The ToMPlan agent simulated two primary mechanisms influencing human decision-making: planning and theory of mind. It was predictable in that its behavior was increasingly influenced by experience during a game, but an element of unpredictability was implemented by using a Softmax function. The ToMPlan agent used a variation of an actor-critic model11, which was based on our previous work9. The actor-critic model was comprised of state tables associating all possible configurations of the game board with their expected value under hare or stag hunting. Similar to Craig et al.9, the model updated state tables for a Reward Critic, Cost Critic, and Actor. These tables were initialized to zero and the learning rate for the actor-critic model was set to 0.10. Each state was designated by: (1) the player’s distance from hare, (2) the agent’s distance from hare, (3) the player’s distance from stag, and (4) the agent’s distance from stag. The distances were calculated using Euclidean distance and then truncated to the nearest integer value. Although, a Manhattan distance could also have been used, the assumption was the players would perceive distances to targets despite not being able to move diagonally. Given that players were allowed to move in real time rather than waiting between each move, a quick left and up move would suffice to make a diagonal move. Using Euclidean distance, as opposed to Manhattan distance, also reduced the state space, which stabilized learning. Player tokens could be, at most, a distance of five from its current position to a square adjacent to the stag, and a distance of, at most, four from its current position to the square of the nearest hare. Agents were allowed to move on top of hares, but not stags. Therefore, each state table for the game board had 400 possible states (4 × 4 × 5 × 5). The state table values were based on the agent’s experience and were updated in real-time after either the subject or the agent moved.

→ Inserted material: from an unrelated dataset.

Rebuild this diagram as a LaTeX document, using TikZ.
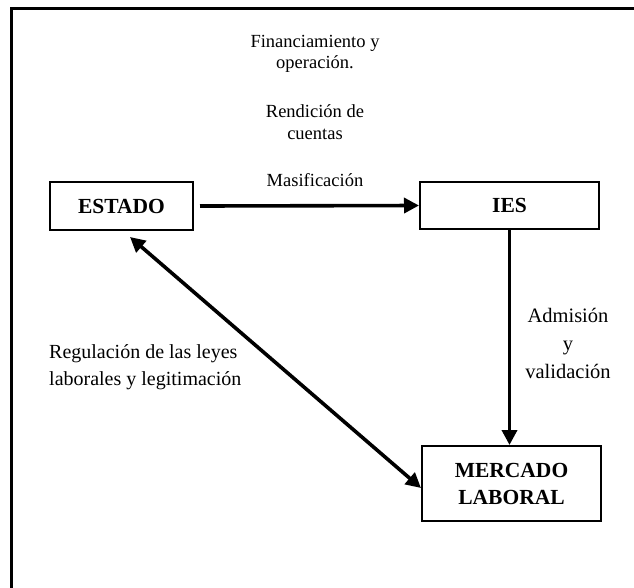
\documentclass[tikz,border=0pt]{standalone}
\usepackage{fontspec}
\setmainfont{Liberation Serif}
\usetikzlibrary{arrows.meta,calc}
\tikzset{
  box/.style={draw, line width=2pt, inner sep=0pt, font=\fontsize{21.5}{25}\selectfont\bfseries, align=center},
  toplbl/.style={font=\fontsize{18.5}{21.5}\selectfont, align=center, inner sep=0pt},
  sidelbl/.style={font=\fontsize{20}{27}\selectfont, inner sep=0pt},
  conn/.style={line width=3.6pt, -{Triangle[length=15pt,width=15pt]}},
  dconn/.style={line width=3.6pt, {Triangle[length=15pt,width=15pt]}-{Triangle[length=15pt,width=15pt]}},
}
\begin{document}
\begin{tikzpicture}[x=1pt,y=-1pt]
\useasboundingbox (0,0) rectangle (634,587);
\draw[line width=3pt] (11,590) -- (11,8) -- (640,8);
\node[box, minimum width=143pt, minimum height=48pt] (estado) at (121.5,206) {ESTADO};
\node[box, minimum width=179pt, minimum height=47pt] (ies) at (509.5,205.5) {IES};
\node[box, minimum width=179pt, minimum height=75pt] (mercado) at (511.5,483.5) {MERCADO\\[2pt]LABORAL};
\node[toplbl] (fin) at (315,54) {Financiamiento y\\operación.};
\node[toplbl] (ren) at (315,122) {Rendición de\\cuentas};
\node[toplbl] (mas) at (315,180) {Masificación};
\node[sidelbl, align=center, font=\fontsize{20.5}{28}\selectfont] (adm) at (568,343) {Admisión\\y\\validación};
\node[sidelbl, align=left, anchor=west] (reg) at (49,367) {Regulación de las leyes\\laborales y legitimación};
\draw[conn] ([xshift=6pt]estado.east) -- (ies.west);
\draw[conn] (ies.south) -- (ies.south |- mercado.north);
\draw[dconn] ([shift={(8.5,6)}]estado.south) -- ([shift={(0,4.5)}]mercado.west);
\end{tikzpicture}
\end{document}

The Reward Critic state table contained a weight that corresponded to the expected reward at the current state. Reward was defined as the payoff received at the end of a game as given by the payoff matrix (i.e., one point for hare capture, four points for stag capture). Similarly, the Cost Critic state table contained a weight that corresponded to the expected cost at the current state. Cost was defined as the perceived loss on a hunt. For example, if the agent was hunting a stag and the human caught a hare, the cost would be −4. The Actor state table contained two weights for each state: one for the likelihood to hunt hare and the other for the likelihood to hunt stag in a given state. Before every move by an agent in a game, the Actor used the expected value for hunting hare or stag at the current state to generate a choice probability using a Softmax function (β = 1). The agent moved one square closer to the selected target. For more on the actor-critic model, see Craig et al.9.

The ToMPlan agent extended the basic actor-critic model to mimic mental simulation and planning (Fig. 2). It maintained real-time state tables of both the agent’s and the subject’s expected values for stag and hare hunting for each board configuration. The asynchronous timing of moves was not an issue, since the time intervals of the agent moves were similar to that of the subjects, and the number of moves by each player per game was comparable. State tables were updated after each agent’s move and after each subject’s move. State tables were also used to simulate a full game prior to making each move in order to select the prey with perceived higher profitability based on the simulation’s outcome. The agent maintained a separate set of tables (i.e., a projected state table of the subject and the agent) that were updated after the subject’s moves in order to simulate the subject’s knowledge. This agent was able to learn in real time, using both its own and the other player’s behavior, plan ahead based on projected game outcomes, and form a conception of the other player’s mental state based on their payoff history. In addition to being used to update the in-game weights after a move on the game board, the agent “mentally” simulated a full game using the player’s state tables to approximate the player’s likely strategy based on the current setup of the board. To model planning, two “mental” simulations were conducted by simulating game play for hunting a stag or a hare. Given the fast pace of the game, we assumed that the mental simulation could only recursively plan three moves ahead (e.g., if I move here, then you would move there) or less in the case that a prey was caught. Bounding the recursion at three moves also prevented computational explosion that might cause the agent not to respond in real-time. A copy of the state tables was made to temporarily update during this simulated game (Temp in Fig. 2). The prey in the mental simulation that ended in the highest Actor state value from the temporary Actor state table was selected to pursue for the agent’s next move.

Figure 2
figure 2

Flow chart of the theory of mind planning (ToMPlan) model. On each turn, if an endgame was not reached through a stag or hare capture, the model would decide upon an action of either moving closer to the hare or the stag using state table information run through a Softmax function. The agent would then move one square on the game board, update the state tables, and iterate again. While an endgame state was not reached, a temporary copy of the state tables was made and a sample game for both hare and stag outcome was simulated until either endgame state was reached or three levels of recursion were completed. The prey with the simulated game containing the highest valued end state was selected, and this state was run through the Softmax function to return a prey to act upon. This model held state tables for both the agent and the subject.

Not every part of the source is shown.